- Directed by: Mario Cerrito
- Written by: Mario Cerrito
- Produced by: Mario Cerrito Robert Palmer Bernard Glincosky
- Starring: Jessica Cameron Bernard Glincosky John DiRenzo Julie Stackhouse Mario Cerrito
- Cinematography: Cameron S. Mitchell
- Music by: Andrew Mendolia
- Distributed by: Indie Rights SGL Entertainment MVD Entertainment Group
- Release date: 2017;
- Running time: 73 minutes
- Country: United States
- Language: English

= The Listing =

The Listing is a 2017 horror/thriller film directed by Mario Cerrito. The movie was released by SGL Entertainment, MVD Entertainment Group and Indie Rights in Canada, United Kingdom and United States.

==Plot==
Michael Mourer seemingly has everything going for him in life. He has a great family and is excelling at his job. He closes the biggest sale of his career and celebrates with his wife that evening. The next morning his son is kidnapped off his front lawn and he is given a ransom note by the abductors. Michael is told he must kill and deliver 6 bodies in twenty four hours if he ever wants to see his son again. It becomes a race against time for Michael and he ultimately decides to use the house he is showing for a trap to lure people in and ultimately kill them.

==Cast==
- Bernard Glincosky as Michael Mourer
- Jessica Cameron as Jenna
- Julie Stackhouse as Karen Mourer
- Mario Cerrito as Max
- John DiRenzo as John Carr

==Production==
The film was produced in the summer of 2015 in New Jersey and wrapped on August 23 of the same year.

==Release==
The movie first premiered at the Newtown Theatre in Newtown Pennsylvania in 2017. It was then represented at the Marché du Film at the Cannes Film Festival.

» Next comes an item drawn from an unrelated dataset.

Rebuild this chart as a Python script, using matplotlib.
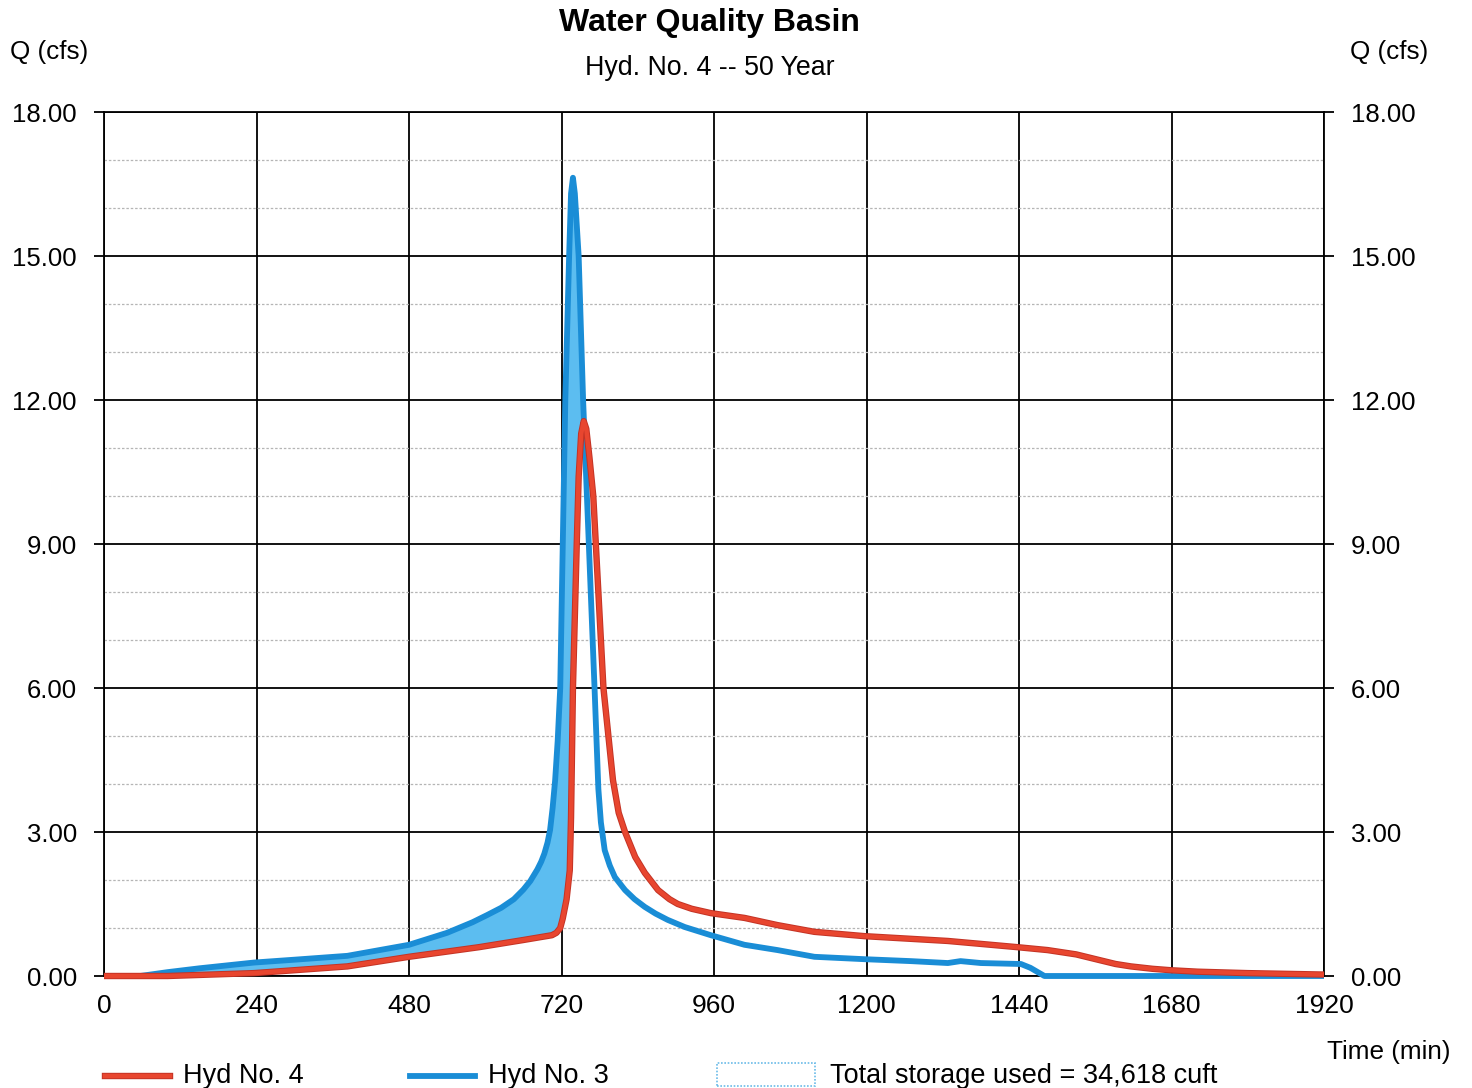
import numpy as np
import matplotlib
matplotlib.use('Agg')
import matplotlib.pyplot as plt
import matplotlib.patheffects as pe
from matplotlib.lines import Line2D
from matplotlib.patches import Rectangle

plt.rcParams['font.family'] = ['Liberation Sans', 'DejaVu Sans']

# Hyd No. 3 (inflow) - time (min) / flow (cfs)
hyd3_t = [0, 57, 100, 150, 236, 300, 383, 480, 540, 580, 603, 625, 645, 660, 671,
          682, 688, 693, 698, 702, 706, 710, 714, 718, 722, 726, 732, 735, 738, 741,
          747, 754, 763, 772, 778, 782, 788, 796, 804, 820, 835, 851, 868, 887, 914,
          955, 1008, 1060, 1118, 1197, 1270, 1328, 1348, 1380, 1443, 1458, 1480, 1920]
hyd3_q = [0.0, 0.0, 0.08, 0.16, 0.28, 0.34, 0.42, 0.65, 0.90, 1.12, 1.27, 1.42, 1.60,
          1.80, 1.98, 2.22, 2.38, 2.55, 2.78, 3.04, 3.5, 4.08, 4.9, 6.0, 9.0, 12.0,
          15.0, 16.3, 16.63, 16.3, 15.0, 12.0, 9.0, 6.0, 3.9, 3.2, 2.62, 2.3, 2.06,
          1.79, 1.6, 1.44, 1.3, 1.17, 1.02, 0.85, 0.65, 0.54, 0.40, 0.35, 0.31, 0.27,
          0.31, 0.27, 0.25, 0.17, 0.0, 0.0]

# Hyd No. 4 (outflow)
hyd4_t = [0, 100, 236, 383, 480, 590, 660, 705, 712, 718, 722, 728, 733, 735, 738,
          744, 747, 751, 755, 759, 764, 770, 774, 786, 801, 810, 820, 836, 851, 872,
          890, 903, 925, 955, 1008, 1060, 1118, 1197, 1328, 1438, 1485, 1530, 1564,
          1592, 1616, 1650, 1679, 1721, 1800, 1920]
hyd4_q = [0.0, 0.0, 0.06, 0.2, 0.40, 0.6, 0.75, 0.85, 0.9, 1.0, 1.2, 1.6, 2.2, 3.3,
          6.0, 9.0, 10.4, 11.3, 11.56, 11.4, 10.8, 10.0, 9.0, 6.0, 4.08, 3.4, 3.0,
          2.48, 2.15, 1.79, 1.6, 1.5, 1.4, 1.31, 1.21, 1.06, 0.92, 0.83, 0.73, 0.60,
          0.54, 0.45, 0.34, 0.25, 0.20, 0.15, 0.12, 0.09, 0.06, 0.03]

x_ticks = [0, 240, 480, 720, 960, 1200, 1440, 1680, 1920]
y_ticks = [0, 3, 6, 9, 12, 15, 18]
y_minor = [1, 2, 4, 5, 7, 8, 10, 11, 13, 14, 16, 17]

RED = '#e8462f'
RED_EDGE = '#c33325'
BLUE = '#1a8dd6'
FILL = '#5cbdf0'

fig = plt.figure(figsize=(14.72, 10.88), dpi=100)
ax = fig.add_axes([104 / 1472, 1 - 976 / 1088, 1220 / 1472, 864 / 1088])

# storage area between inflow and outflow
grid_t = np.union1d(hyd3_t, hyd4_t)
b = np.interp(grid_t, hyd3_t, hyd3_q)
r = np.interp(grid_t, hyd4_t, hyd4_q)
ax.fill_between(grid_t, r, b, where=b > r, interpolate=True, color=FILL, lw=0, zorder=2)

ax.plot(hyd3_t, hyd3_q, color=BLUE, lw=4.2, solid_joinstyle='round', solid_capstyle='butt',
        zorder=4, clip_on=False)
ax.plot(hyd4_t, hyd4_q, color=RED, lw=3.2, solid_joinstyle='round', solid_capstyle='butt',
        zorder=5, clip_on=False,
        path_effects=[pe.Stroke(linewidth=4.6, foreground=RED_EDGE, joinstyle='round'),
                      pe.Normal()])

ax.set_xlim(0, 1920)
ax.set_ylim(0, 18)
ax.set_xticks(x_ticks)
ax.set_xticklabels([str(v) for v in x_ticks])
ax.set_yticks(y_ticks)
ax.set_yticklabels(['%.2f' % v for v in y_ticks])
ax.set_yticks(y_minor, minor=True)

ax.grid(True, which='major', color='black', lw=1.3, zorder=1)
ax.grid(True, which='minor', axis='y', color='#b5b5b5', lw=0.9, ls=(0, (2, 1.5)), zorder=1)
for s in ax.spines.values():
    s.set_linewidth(1.3)

ax.tick_params(axis='y', which='major', direction='out', length=7.5, width=1.3,
               labelsize=18.5, pad=12, right=True, labelright=True)
ax.tick_params(axis='y', which='minor', length=0)
ax.tick_params(axis='x', length=0, labelsize=19, pad=13)

fig.text(0.482, 0.979, 'Water Quality Basin', ha='center', va='center',
         fontsize=23, fontweight='bold')
fig.text(0.482, 0.9375, 'Hyd. No. 4 -- 50 Year', ha='center', va='center', fontsize=19.3)
fig.text(10 / 1472, 0.952, 'Q (cfs)', ha='left', va='center', fontsize=18.8)
fig.text(1350 / 1472, 0.952, 'Q (cfs)', ha='left', va='center', fontsize=18.8)
fig.text(1327 / 1472, 0.0331, 'Time (min)', ha='left', va='center', fontsize=18.8)

# legend row along the bottom edge
ly = 1 - 1076 / 1088
fig.add_artist(Line2D([105 / 1472, 170 / 1472], [ly, ly], color=RED, lw=3.2,
                      path_effects=[pe.Stroke(linewidth=4.6, foreground=RED_EDGE), pe.Normal()]))
fig.text(183 / 1472, ly, 'Hyd No. 4', ha='left', va='center', fontsize=19.5)
fig.add_artist(Line2D([410 / 1472, 475 / 1472], [ly, ly], color=BLUE, lw=4.2))
fig.text(488 / 1472, ly, 'Hyd No. 3', ha='left', va='center', fontsize=19.5)
fig.add_artist(Rectangle((717 / 1472, 1 - 1086 / 1088), 98 / 1472, 23 / 1088,
                         facecolor='white', edgecolor='#6bbbe8', lw=1.2, ls=(0, (1, 1))))
fig.text(830 / 1472, ly, 'Total storage used = 34,618 cuft', ha='left', va='center',
         fontsize=19.5)

fig.savefig('out.png', dpi=100)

It was released by distribution companies Indie Rights and SGL Entertainment to Blu-ray and video on demand services in 2019. The film won best feature film at the 2019 Horror News Network film festival and won best actor (Bernard Glincosky) at the 2023 New Jersey Horror Con and Film Festival.

==Reception==
Bloody Disgusting says the movie is "A solid tension builder that gauges the limits of human desperation over morality, and what bad things a good person may do without any other options."

Scaredstiffreviews.com says, "The pace is fast and the movie flew by quickly. It’s a little bit SAW and a little bit RANSOM, but it has its own unique spin and angle. The writing is where this movie really excels.